Dans un tel contexte, l’Union européenne a adopté en 2006 le règlement REACH (Registration, Evaluation, Autorisation, and Restriction of Chemicals), qui est un des règlements les plus ambitieux jamais mis en place. Cette nouvelle réglementation qui introduit un nouveau système intégré d’Enregistrement, d’Évaluation et d’Autorisation des substances chimiques, modifie radicalement la manière de concevoir et de mettre en œuvre des contraintes environnementales et sanitaires. Pour la première fois, une réglementation environnementale inscrit dans ses statuts un objectif d’innovation. Le préambule du règlement précise que l’objectif central de cette nouvelle réglementation, consiste à « assurer un niveau élevé de protection de la santé humaine et de l’environnement, y compris la promotion de méthodes alternatives pour l’évaluation des dangers liés aux substances, ainsi que la libre circulation des substances dans le marché intérieur tout en améliorant la compétitivité et l’innovation » (CE n°1907/2006). Le règlement REACH a donc été conçu pour concilier des objectifs environnementaux avec des objectifs de compétitivité grâce notamment aux innovations environnementales qu’il induirait.  Dès le début des négociations préparatoires du règlement, l’innovation environnementale était présentée comme un compromis permettant de concilier des revendications multiples souvent considérés comme antagonistes. En s’appuyant sur l’hypothèse « win win » de Porter des auteurs prônent l’idée selon laquelle l’innovation environnementale doit être l’avantage le plus important du règlement REACH. Selon ces auteurs, le règlement doit permettre de modifier la trajectoire technologique dans l’industrie chimique vers des innovations environnementales, afin d’appréhender les problèmes environnementaux et sanitaires, tout en exploitant de nouvelles opportunités économiques et commerciales offertes par la problématique environnementale.
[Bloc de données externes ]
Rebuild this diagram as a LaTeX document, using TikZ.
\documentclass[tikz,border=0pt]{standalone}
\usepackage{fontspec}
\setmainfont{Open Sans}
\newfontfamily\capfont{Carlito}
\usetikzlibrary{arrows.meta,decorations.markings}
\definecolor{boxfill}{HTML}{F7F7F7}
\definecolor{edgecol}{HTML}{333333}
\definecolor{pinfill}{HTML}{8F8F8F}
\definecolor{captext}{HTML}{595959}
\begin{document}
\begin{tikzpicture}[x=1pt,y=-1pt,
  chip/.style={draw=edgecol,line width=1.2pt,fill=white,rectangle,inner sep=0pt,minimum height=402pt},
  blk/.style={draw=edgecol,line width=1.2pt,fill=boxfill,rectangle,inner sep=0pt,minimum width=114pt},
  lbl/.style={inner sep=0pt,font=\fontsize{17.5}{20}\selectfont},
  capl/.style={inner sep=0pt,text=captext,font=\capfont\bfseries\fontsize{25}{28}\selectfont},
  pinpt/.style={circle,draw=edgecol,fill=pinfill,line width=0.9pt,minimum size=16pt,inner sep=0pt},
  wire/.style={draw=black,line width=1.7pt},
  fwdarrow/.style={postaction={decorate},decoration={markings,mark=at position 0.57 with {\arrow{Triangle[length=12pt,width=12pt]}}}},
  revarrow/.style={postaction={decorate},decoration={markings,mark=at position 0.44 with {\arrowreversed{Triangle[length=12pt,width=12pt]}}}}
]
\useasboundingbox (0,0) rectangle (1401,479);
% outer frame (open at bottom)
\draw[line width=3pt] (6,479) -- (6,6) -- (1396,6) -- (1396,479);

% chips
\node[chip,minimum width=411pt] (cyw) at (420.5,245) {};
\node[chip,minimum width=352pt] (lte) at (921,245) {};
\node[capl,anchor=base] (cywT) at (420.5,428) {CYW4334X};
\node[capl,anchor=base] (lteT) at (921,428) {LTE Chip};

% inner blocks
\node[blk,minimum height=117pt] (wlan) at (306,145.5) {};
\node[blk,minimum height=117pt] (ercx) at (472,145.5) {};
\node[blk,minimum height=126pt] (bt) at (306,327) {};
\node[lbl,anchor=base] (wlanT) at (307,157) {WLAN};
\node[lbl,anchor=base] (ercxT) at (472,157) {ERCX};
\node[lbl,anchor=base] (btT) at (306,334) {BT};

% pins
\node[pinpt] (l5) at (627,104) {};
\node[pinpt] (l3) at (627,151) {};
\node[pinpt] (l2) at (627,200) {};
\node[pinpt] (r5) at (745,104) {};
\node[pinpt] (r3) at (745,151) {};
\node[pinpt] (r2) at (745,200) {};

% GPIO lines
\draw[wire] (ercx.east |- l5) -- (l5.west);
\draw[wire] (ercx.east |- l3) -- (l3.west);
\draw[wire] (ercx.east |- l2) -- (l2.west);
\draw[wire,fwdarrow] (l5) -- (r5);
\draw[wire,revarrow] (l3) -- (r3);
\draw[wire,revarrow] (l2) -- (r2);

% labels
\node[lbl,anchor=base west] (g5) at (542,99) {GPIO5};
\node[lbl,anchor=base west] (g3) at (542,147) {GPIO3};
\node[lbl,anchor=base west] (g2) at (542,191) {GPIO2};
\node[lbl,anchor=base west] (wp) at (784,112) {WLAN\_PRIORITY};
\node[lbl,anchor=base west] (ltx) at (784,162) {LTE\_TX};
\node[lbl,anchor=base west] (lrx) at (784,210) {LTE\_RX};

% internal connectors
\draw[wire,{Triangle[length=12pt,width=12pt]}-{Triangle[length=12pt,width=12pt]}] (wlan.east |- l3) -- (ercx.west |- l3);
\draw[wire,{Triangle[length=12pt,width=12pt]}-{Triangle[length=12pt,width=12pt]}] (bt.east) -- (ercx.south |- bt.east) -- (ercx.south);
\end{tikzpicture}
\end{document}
La question qui se pose alors est de comprendre comment les mécanismes mis en place par le règlement serait susceptible de favoriser l’innovation environnementale ? 
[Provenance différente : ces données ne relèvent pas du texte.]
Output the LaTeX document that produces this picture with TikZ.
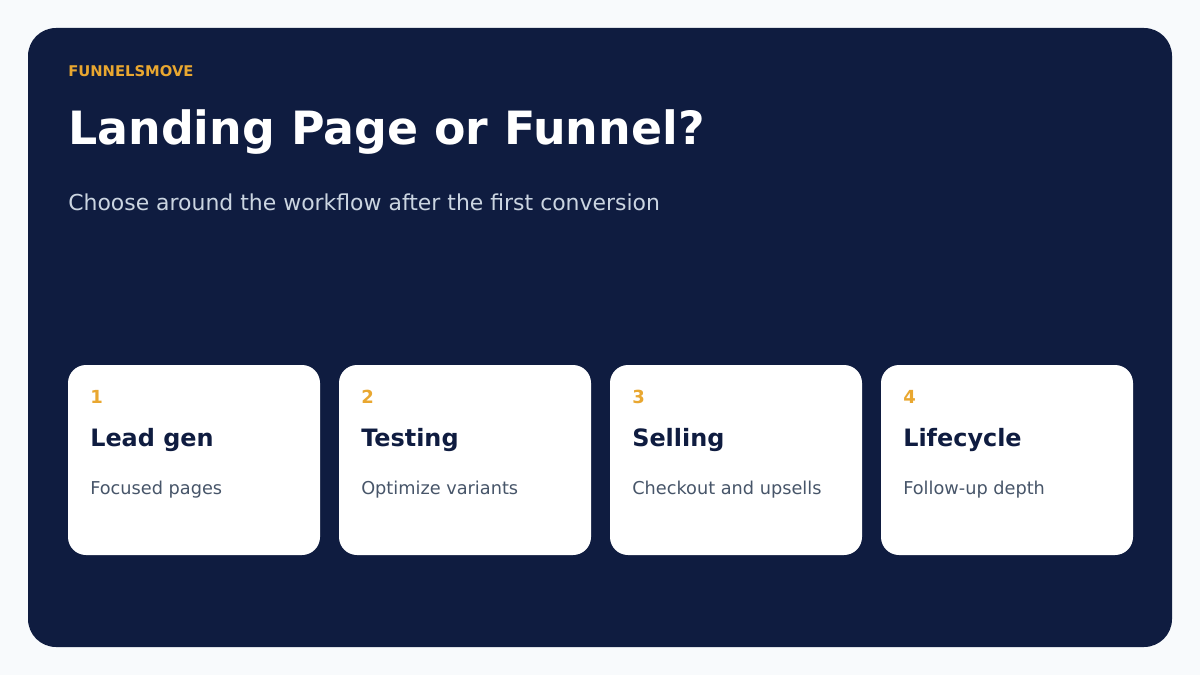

Pour répondre à cette question nous avons mené une enquête originale auprès de 400 entreprises de la chimie en région PACA (Provence Alpes Côte d’Azur), (Arfaoui, 2018). Notre enquête visait les fabricants, importateurs et utilisateurs de substances chimiques, soit un grand nombre d’entreprises de l’industrie chimique de la région. Cette industrie constitue un objet d’étude particulièrement pertinent dans la mesure où la chimie en PACA représente une activité majeure de la chimie française. Cette dernière occupe le 2ième rang en termes d’emploi et produit près de 30% des polymères et 50% du chlore en France (PIPAME, 2010). Les résultats de l’enquête mettent en exergue que le règlement stimule un double effet règlementaire appelé regulatory push-pull. Dans le premier effet, qualifié de regulatory push, REACH favorise l’innovation par la création d’une nouvelle base de connaissances environnementales dans l'industrie chimique et de ses utilisateurs. Pour cela, REACH a créé de nouvelles sources d'information interne notamment par la procédure d’autorisation qui vient encourager les activités de R&D dans le domaine de l’environnement. D’autre part, REACH renforce les sources d’information externe par la mise en place des consortiums d’échange (SIEF). Dans le deuxième effet, qualifié de regulatory pull, le règlement stimule l’innovation par l’émergence d’une demande pour des produits plus écologiques. Dans cette perspective, REACH cherche à améliorer les informations sur la qualité environnementale des produits chimiques à travers, par exemple, les dossiers d’enregistrement qui contiennent des informations sur les propriétés intrinsèques de la substance mais également une évaluation des risques environnementaux et sanitaires. Par ailleurs, REACH élargit la conception traditionnelle du principe de responsabilité à l’ensemble de la chaîne d’approvisionnement dans le but de sensibiliser la demande intermédiaire à la qualité environnementale. Ces résultats ont des implications managériales et politiques importantes en montrant comment la réglementation environnementale peut représenter une opportunité pour les entreprises, remettant en question l’idée selon laquelle celle-ci est avant tout une contrainte. 


Références : 

ARFAOUI, Nabila (2018). «Eco-innovation and regulatory push/pull effect in the case of REACH regulation: empirical evidence based on survey data». Applied Economics, 50, 14, 1536-1554.
PIPAME, 2010, Mutations économiques dans le domaine de la chimie, Paris.